- _GIVEN PROBLEM_
State how many lines of the entries hold the string "diagram", and output nothing but that count.

- _DATA PROVIDED_
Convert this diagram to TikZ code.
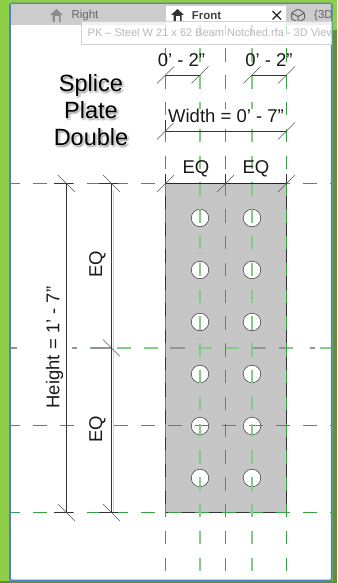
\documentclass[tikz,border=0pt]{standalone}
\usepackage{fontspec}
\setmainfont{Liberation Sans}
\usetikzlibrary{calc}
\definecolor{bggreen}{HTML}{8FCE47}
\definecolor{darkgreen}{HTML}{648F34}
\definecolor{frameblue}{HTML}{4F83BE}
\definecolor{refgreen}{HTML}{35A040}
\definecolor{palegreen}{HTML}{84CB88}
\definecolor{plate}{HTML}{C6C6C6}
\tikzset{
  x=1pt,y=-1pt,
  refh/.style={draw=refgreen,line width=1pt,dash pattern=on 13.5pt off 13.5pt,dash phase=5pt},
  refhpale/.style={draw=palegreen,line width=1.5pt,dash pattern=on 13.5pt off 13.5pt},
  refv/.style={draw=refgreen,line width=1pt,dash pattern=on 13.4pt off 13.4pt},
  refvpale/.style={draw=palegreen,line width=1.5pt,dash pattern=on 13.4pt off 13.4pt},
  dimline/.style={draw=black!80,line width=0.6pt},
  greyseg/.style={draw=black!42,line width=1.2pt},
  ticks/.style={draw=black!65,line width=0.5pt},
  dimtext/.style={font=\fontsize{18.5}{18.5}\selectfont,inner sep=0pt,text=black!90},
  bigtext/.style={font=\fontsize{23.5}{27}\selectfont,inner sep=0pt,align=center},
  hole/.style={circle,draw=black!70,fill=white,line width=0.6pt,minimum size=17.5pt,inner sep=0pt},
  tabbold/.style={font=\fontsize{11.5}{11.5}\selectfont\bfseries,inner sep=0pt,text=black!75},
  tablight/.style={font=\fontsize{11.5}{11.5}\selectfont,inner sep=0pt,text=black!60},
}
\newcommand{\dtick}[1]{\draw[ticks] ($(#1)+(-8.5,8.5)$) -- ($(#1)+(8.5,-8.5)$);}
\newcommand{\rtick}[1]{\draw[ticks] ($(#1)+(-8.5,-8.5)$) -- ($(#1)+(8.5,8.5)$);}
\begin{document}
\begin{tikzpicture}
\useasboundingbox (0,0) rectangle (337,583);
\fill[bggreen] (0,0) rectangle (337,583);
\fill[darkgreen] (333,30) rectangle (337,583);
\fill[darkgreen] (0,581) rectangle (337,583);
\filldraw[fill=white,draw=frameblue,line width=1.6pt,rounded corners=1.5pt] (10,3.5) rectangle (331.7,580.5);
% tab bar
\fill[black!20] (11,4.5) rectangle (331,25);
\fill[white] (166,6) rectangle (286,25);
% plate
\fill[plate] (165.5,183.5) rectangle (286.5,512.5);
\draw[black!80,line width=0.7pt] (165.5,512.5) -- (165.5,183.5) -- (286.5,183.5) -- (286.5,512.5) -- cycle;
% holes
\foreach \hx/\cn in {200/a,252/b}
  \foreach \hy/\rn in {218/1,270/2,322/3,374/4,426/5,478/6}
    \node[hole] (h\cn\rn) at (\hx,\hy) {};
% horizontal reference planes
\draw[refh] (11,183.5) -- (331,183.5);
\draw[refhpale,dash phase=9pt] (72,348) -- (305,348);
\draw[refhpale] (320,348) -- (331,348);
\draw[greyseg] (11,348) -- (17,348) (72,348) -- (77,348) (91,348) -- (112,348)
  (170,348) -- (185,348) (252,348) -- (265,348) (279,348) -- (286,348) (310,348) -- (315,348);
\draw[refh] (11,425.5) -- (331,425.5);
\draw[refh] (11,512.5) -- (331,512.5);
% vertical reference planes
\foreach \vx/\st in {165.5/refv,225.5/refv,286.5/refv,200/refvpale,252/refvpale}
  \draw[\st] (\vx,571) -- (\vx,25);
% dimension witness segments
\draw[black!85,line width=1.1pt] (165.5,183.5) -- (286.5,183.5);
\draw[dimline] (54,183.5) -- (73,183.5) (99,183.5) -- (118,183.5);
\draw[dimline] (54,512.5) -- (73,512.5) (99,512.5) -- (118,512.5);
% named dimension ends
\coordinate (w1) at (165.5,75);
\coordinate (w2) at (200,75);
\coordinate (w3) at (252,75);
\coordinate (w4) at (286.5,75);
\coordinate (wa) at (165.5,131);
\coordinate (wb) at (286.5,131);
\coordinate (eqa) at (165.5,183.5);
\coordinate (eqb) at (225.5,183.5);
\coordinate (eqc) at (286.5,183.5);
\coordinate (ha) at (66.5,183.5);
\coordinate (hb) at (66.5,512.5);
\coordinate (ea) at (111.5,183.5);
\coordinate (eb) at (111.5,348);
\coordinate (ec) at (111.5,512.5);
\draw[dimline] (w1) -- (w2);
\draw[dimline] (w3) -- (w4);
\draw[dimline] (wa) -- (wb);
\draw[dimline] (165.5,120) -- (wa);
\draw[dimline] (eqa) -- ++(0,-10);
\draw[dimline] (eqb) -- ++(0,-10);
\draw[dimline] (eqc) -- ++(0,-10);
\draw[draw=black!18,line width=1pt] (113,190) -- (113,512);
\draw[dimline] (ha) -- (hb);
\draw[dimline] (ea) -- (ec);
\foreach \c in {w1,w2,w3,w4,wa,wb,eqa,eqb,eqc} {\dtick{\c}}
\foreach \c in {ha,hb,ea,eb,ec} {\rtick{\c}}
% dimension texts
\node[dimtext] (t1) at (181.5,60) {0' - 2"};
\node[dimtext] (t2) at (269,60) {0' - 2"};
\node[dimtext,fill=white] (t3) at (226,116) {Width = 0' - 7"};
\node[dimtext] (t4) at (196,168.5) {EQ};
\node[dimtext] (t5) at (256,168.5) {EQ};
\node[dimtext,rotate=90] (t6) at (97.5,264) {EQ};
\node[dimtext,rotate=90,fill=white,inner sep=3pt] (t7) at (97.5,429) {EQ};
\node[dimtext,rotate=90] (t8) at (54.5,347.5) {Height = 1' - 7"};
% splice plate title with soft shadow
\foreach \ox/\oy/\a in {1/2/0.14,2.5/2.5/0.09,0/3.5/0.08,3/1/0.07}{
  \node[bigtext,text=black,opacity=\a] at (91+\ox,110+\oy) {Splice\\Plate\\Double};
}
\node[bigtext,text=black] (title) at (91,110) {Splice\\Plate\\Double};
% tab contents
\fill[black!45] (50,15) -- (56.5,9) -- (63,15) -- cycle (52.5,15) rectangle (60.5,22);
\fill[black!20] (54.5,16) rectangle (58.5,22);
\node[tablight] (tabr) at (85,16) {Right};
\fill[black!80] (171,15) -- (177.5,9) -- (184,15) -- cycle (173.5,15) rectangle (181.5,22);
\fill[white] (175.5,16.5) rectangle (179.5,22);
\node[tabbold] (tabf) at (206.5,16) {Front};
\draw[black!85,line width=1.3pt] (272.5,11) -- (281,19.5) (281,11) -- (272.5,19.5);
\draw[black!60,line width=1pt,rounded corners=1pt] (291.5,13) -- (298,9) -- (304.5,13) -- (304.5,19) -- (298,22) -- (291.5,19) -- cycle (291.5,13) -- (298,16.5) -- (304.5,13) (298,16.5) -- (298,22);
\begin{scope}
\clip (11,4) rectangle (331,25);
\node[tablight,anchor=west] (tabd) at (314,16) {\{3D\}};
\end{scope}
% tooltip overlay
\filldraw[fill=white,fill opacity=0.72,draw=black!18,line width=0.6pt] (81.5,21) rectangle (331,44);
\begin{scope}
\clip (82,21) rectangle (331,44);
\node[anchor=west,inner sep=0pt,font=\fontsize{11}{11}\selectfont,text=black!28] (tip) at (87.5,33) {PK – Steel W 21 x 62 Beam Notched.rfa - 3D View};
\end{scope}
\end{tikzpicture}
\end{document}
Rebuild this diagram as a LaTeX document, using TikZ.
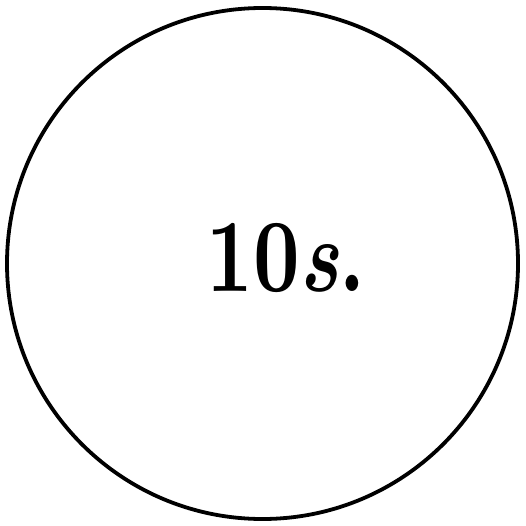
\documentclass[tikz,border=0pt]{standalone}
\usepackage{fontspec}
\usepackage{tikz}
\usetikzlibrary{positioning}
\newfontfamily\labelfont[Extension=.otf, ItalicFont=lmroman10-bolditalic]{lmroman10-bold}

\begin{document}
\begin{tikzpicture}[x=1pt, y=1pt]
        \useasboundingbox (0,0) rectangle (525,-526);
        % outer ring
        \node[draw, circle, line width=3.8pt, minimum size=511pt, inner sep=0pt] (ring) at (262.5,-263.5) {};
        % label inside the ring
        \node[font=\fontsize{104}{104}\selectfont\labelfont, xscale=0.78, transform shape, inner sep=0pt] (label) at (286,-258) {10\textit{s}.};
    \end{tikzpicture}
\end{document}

- _CORRECT RESULT_
2